# Dunelm Mill Mopani bargains..



## glennwbp (Apr 28, 2011)

just thought i'd give a quick heads up on the bargains I picked up today @ dunelm mill. they have mopani bogwood 'ornaments' for sale @ £1.99...yes less than two quid...they are all different and plenty of them are well large enough for an adult beardie to lay on! will post pics in a while! link is here....

Buy Decorawood Ornament Online | | Dunelm Mill

they also do cracking 6 foot ivy for £3.59!!!!! :no1:


----------



## nicnet (Apr 3, 2011)

ooo thanks for the heads up.


----------



## glennwbp (Apr 28, 2011)

was pleased with these bits particularly...really smooth and stable and look great!


----------



## XtrmJosh (Nov 22, 2010)

It's Dunelm mill brand? Probably not safe for lizards until sterilised so clean it well!

Good find though! Thanks

Sent from my iPhone using Tapatalk


----------



## em_40 (Sep 29, 2010)

Very nice :2thumb: May have to pop down there at the weekend


----------



## Daf (Sep 11, 2011)

I will dropping in dunelm on the way home. 

Thank you


----------



## Spikebrit (Oct 23, 2006)

XtrmJosh said:


> It's Dunelm mill brand? Probably not safe for lizards until sterilised so clean it well!
> 
> Good find though! Thanks
> 
> Sent from my iPhone using Tapatalk


it is no different from wood from any reptile shop or anywhere else for that mattor. All stores (reptile and otherwise) actually get the wood from the same source and then buy from different importers. 

I shall be off there later to see if there are any nice bits.

jay


----------



## OrigamiB (Feb 19, 2008)

Spikebrit said:


> it is no different from wood from any reptile shop or anywhere else for that mattor. All stores (reptile and otherwise) actually get the wood from the same source and then buy from different importers.
> 
> I shall be off there later to see if there are any nice bits.
> 
> jay


I can't see why they'd need cleaning either, unless they've been scented with perfume but I highly doubt it lol

All I can say is that that type of wood is prone to mould in humid vivs


----------



## CrawlingRuby (Dec 28, 2009)

we got ours from dunelm and week later went into a close by pet shop and in the reptile section they had this wood in there own bags for sale at £10.99


----------



## roostarr (Jan 27, 2009)

for anyone who's worried about using it i can confirm that it is perfectly safe, i've got 4 or 5 bits of it in my fish tank and everything is perfectly fine!
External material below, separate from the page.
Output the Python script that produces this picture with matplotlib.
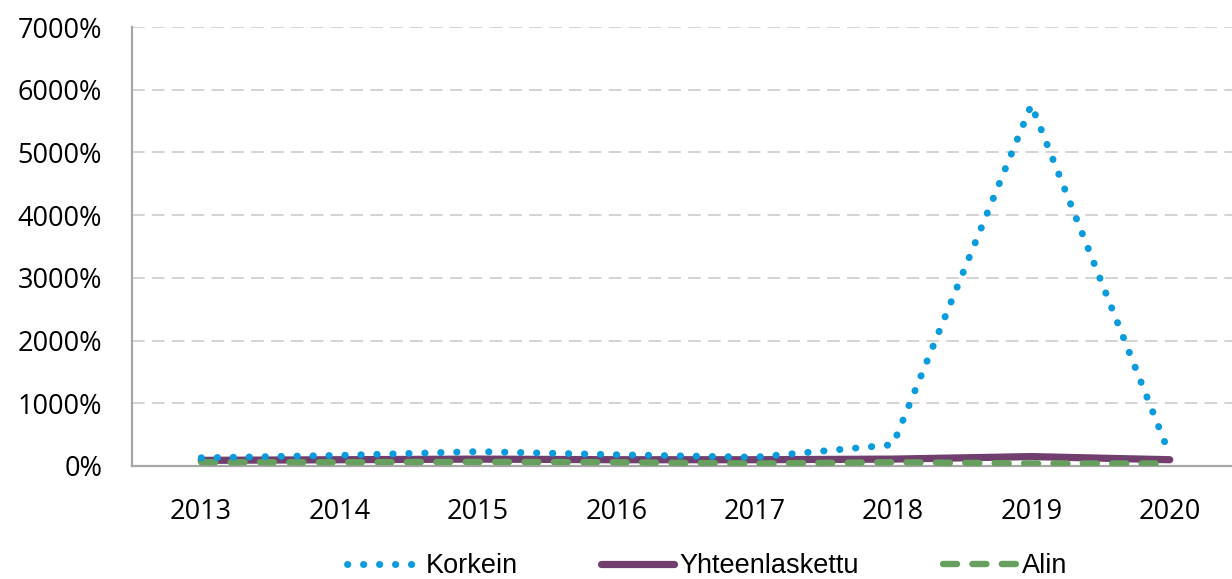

(i did boil the wood for a long time though, but purely to get rid of excess tannins to prevent the water looking like tar)


----------



## Ventrata Idris (Dec 11, 2011)

Thanks for the info. Had a look in Dunelm last night. They had lots of smaller pieces and a few larger ones. I bought the biggest 5 for a total of £9.95. Bargain! 
The chap at the checkout said "Do you keep reptiles by any chance"? :2thumb:
Guess I wasn't the first one in there then.
A couple of them are really nice pieces. Very solid heavy wood. Just need to clean them up now, they have quite a bit of sand on them. Not sure how I will be able to boil them, don't have a pan big enough. Can I just bake them in the oven? Any ideas as to what temp I should put them in the oven at? I don't want to come back to charcoal.
Or what about that Milton Fluid stuff that they sterilise babies bottles would that be OK? 

Cheers.


----------